> _Brief_
From the listing below, select every line where the word "this" appears.

[Entries from a dataset]
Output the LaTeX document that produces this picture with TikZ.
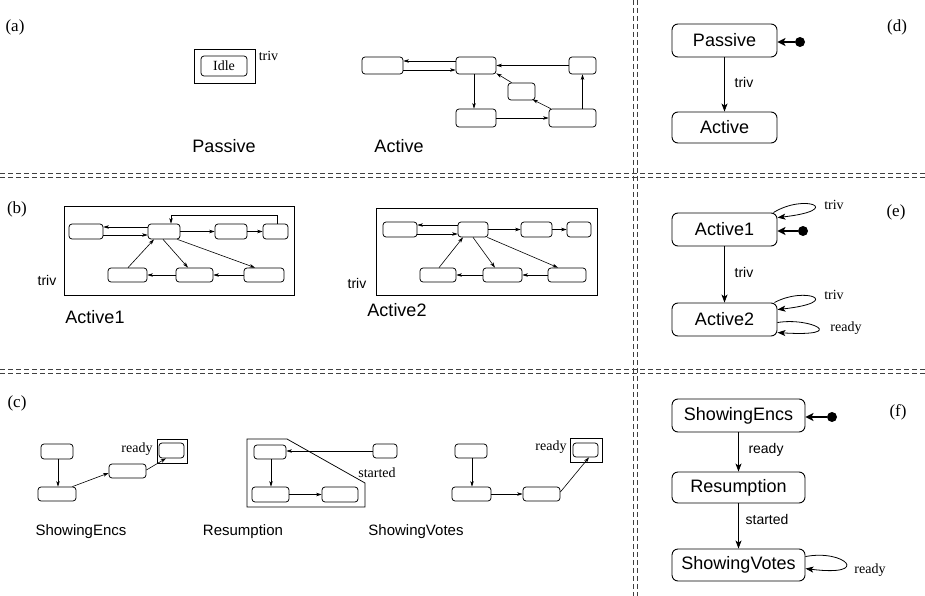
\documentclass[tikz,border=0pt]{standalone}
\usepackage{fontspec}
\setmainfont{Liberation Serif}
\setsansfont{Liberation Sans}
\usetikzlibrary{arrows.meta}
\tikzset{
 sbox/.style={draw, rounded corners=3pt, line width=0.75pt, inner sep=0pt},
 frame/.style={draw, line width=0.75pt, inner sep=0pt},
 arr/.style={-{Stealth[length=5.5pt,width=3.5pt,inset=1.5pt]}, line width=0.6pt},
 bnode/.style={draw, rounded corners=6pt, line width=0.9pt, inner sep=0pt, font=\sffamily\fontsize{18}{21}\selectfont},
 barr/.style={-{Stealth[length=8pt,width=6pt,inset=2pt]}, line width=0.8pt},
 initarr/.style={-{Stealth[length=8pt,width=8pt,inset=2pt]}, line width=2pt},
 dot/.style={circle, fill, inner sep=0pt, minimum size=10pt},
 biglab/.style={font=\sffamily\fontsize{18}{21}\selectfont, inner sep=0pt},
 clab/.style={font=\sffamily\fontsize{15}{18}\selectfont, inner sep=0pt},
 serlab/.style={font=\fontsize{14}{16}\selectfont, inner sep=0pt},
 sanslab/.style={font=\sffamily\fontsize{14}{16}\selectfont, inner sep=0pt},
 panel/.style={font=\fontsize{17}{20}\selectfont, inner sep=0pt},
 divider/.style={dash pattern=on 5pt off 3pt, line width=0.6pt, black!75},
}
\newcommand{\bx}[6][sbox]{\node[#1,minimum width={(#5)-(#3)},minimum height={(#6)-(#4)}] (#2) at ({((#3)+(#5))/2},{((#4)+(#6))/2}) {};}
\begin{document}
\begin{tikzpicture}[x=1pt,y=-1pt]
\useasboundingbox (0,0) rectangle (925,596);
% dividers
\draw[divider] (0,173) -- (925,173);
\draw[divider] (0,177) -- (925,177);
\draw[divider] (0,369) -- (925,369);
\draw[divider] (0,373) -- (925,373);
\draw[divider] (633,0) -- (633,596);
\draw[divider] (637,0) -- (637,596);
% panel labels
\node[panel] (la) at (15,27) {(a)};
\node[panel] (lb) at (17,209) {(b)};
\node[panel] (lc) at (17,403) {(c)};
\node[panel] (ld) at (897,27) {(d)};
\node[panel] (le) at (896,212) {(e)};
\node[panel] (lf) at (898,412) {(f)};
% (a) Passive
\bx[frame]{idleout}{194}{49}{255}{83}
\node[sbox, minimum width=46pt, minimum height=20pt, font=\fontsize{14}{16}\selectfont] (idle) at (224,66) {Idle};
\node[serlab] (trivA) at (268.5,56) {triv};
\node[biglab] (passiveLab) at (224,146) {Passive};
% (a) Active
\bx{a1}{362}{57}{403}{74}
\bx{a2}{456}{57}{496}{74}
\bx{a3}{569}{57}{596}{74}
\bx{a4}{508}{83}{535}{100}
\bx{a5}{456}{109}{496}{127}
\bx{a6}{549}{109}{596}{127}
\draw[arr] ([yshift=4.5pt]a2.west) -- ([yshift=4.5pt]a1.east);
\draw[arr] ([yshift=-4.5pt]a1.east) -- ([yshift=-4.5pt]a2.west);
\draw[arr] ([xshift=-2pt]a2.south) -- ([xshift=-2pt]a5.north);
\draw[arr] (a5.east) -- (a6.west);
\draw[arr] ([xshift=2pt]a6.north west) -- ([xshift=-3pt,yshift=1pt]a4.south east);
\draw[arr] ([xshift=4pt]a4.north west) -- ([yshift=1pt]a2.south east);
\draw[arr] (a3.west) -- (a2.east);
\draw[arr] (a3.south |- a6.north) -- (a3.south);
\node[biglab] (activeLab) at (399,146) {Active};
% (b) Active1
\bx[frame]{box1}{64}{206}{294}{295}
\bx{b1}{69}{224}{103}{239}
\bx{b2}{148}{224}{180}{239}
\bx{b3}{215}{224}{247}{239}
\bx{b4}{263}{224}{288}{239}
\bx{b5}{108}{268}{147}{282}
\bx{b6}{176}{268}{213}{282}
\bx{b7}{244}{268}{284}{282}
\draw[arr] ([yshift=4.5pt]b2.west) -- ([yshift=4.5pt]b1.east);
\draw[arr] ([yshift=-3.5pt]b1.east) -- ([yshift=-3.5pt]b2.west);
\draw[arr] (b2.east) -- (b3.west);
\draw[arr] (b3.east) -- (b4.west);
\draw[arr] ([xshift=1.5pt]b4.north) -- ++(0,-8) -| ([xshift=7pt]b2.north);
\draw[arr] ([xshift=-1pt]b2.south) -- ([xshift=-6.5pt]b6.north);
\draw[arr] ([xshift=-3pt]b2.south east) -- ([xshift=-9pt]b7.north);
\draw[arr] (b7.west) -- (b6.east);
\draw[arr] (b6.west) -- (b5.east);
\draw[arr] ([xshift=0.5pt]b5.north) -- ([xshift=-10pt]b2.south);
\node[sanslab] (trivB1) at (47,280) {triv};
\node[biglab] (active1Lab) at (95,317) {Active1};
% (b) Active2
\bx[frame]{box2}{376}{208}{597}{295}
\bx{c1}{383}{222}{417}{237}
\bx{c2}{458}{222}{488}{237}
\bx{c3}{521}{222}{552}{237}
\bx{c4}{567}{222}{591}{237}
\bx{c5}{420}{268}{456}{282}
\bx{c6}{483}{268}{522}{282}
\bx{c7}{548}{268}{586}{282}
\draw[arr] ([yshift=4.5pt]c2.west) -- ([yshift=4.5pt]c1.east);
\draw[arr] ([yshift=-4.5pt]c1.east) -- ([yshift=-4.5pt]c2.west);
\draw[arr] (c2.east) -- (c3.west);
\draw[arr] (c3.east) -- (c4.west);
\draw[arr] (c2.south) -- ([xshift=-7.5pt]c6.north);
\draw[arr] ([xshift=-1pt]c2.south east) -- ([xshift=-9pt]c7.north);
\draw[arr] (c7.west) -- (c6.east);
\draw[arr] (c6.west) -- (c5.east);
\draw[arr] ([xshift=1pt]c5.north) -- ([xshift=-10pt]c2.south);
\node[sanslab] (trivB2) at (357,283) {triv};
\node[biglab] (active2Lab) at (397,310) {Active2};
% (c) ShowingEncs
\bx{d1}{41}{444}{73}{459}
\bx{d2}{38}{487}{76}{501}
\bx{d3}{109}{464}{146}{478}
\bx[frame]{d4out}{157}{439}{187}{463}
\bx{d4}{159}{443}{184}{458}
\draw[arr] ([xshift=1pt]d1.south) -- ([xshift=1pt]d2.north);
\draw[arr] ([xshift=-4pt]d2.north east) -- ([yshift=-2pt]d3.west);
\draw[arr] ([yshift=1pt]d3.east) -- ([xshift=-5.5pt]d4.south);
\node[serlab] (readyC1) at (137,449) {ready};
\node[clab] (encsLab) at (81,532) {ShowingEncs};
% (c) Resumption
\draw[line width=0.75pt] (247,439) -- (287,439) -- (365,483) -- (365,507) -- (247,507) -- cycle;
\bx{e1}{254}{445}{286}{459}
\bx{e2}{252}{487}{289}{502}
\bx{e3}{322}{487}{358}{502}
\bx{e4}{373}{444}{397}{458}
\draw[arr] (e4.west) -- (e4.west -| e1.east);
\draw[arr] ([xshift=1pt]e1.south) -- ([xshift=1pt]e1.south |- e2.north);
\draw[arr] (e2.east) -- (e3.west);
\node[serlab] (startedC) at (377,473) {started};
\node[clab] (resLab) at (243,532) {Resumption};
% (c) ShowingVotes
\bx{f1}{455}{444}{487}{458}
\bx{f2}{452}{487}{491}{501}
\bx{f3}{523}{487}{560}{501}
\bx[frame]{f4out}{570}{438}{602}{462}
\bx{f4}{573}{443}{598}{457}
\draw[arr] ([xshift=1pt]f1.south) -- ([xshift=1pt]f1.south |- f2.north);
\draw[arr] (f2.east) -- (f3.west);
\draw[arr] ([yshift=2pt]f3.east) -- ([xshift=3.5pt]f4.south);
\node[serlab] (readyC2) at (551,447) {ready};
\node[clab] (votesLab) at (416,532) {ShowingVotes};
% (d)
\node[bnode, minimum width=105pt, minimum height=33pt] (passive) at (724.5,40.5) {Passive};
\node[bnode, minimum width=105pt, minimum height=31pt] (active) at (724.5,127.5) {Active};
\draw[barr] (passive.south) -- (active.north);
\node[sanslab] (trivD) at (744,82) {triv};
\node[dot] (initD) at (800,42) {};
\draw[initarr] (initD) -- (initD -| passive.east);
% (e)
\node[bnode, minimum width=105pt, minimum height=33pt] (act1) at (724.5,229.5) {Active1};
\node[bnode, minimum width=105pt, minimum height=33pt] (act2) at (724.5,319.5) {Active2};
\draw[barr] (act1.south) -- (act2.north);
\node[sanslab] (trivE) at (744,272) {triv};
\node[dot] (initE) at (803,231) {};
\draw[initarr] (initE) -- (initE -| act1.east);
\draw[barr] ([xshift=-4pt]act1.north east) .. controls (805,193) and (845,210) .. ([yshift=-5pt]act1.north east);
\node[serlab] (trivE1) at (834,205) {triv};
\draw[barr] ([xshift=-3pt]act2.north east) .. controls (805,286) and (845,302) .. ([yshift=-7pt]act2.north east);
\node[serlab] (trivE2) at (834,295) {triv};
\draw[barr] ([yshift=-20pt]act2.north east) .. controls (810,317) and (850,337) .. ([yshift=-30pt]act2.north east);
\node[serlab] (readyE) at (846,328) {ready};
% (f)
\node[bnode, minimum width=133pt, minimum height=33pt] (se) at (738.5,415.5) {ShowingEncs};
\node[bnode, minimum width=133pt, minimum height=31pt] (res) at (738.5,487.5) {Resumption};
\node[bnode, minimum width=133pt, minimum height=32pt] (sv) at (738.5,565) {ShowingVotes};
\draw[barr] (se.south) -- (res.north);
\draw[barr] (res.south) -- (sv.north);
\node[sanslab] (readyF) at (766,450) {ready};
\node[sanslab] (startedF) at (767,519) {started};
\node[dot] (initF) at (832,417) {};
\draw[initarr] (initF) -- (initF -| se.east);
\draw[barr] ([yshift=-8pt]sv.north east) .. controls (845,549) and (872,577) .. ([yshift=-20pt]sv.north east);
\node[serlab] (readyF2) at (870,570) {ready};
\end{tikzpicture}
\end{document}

---

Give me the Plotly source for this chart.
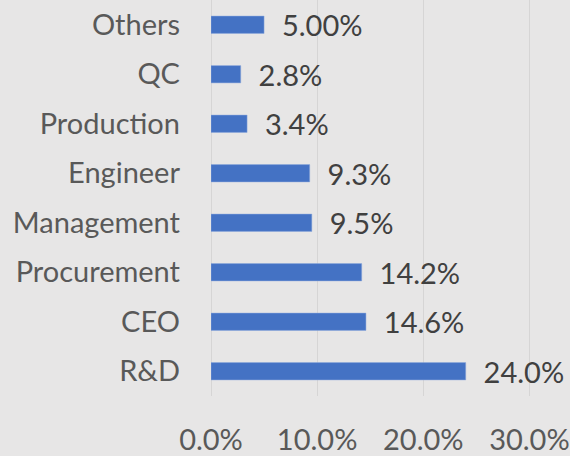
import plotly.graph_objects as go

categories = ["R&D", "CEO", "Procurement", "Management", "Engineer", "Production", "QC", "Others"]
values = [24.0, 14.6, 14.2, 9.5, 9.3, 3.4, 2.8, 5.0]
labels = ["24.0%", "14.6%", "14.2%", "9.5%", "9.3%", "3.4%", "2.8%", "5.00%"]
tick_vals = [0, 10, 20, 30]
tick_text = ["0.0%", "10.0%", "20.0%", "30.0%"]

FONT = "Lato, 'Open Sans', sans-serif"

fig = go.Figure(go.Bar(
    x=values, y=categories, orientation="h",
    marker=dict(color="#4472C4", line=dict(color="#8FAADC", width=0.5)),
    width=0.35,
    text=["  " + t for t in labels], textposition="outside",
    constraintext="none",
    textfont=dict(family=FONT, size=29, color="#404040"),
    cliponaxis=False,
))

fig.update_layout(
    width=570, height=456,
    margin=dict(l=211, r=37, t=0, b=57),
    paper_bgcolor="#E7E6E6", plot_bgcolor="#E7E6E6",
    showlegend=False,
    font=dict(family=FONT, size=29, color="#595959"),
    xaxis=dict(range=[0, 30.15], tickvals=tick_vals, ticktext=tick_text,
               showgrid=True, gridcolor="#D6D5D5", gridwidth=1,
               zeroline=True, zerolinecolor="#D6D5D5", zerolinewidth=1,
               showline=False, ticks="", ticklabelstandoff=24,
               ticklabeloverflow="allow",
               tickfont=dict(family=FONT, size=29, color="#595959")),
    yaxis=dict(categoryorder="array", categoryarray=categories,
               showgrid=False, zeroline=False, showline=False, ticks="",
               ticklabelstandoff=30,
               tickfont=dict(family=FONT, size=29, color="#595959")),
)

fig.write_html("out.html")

> _Output of the exercise_
Output the LaTeX document that produces this picture with TikZ.
Give me the Plotly source for this chart.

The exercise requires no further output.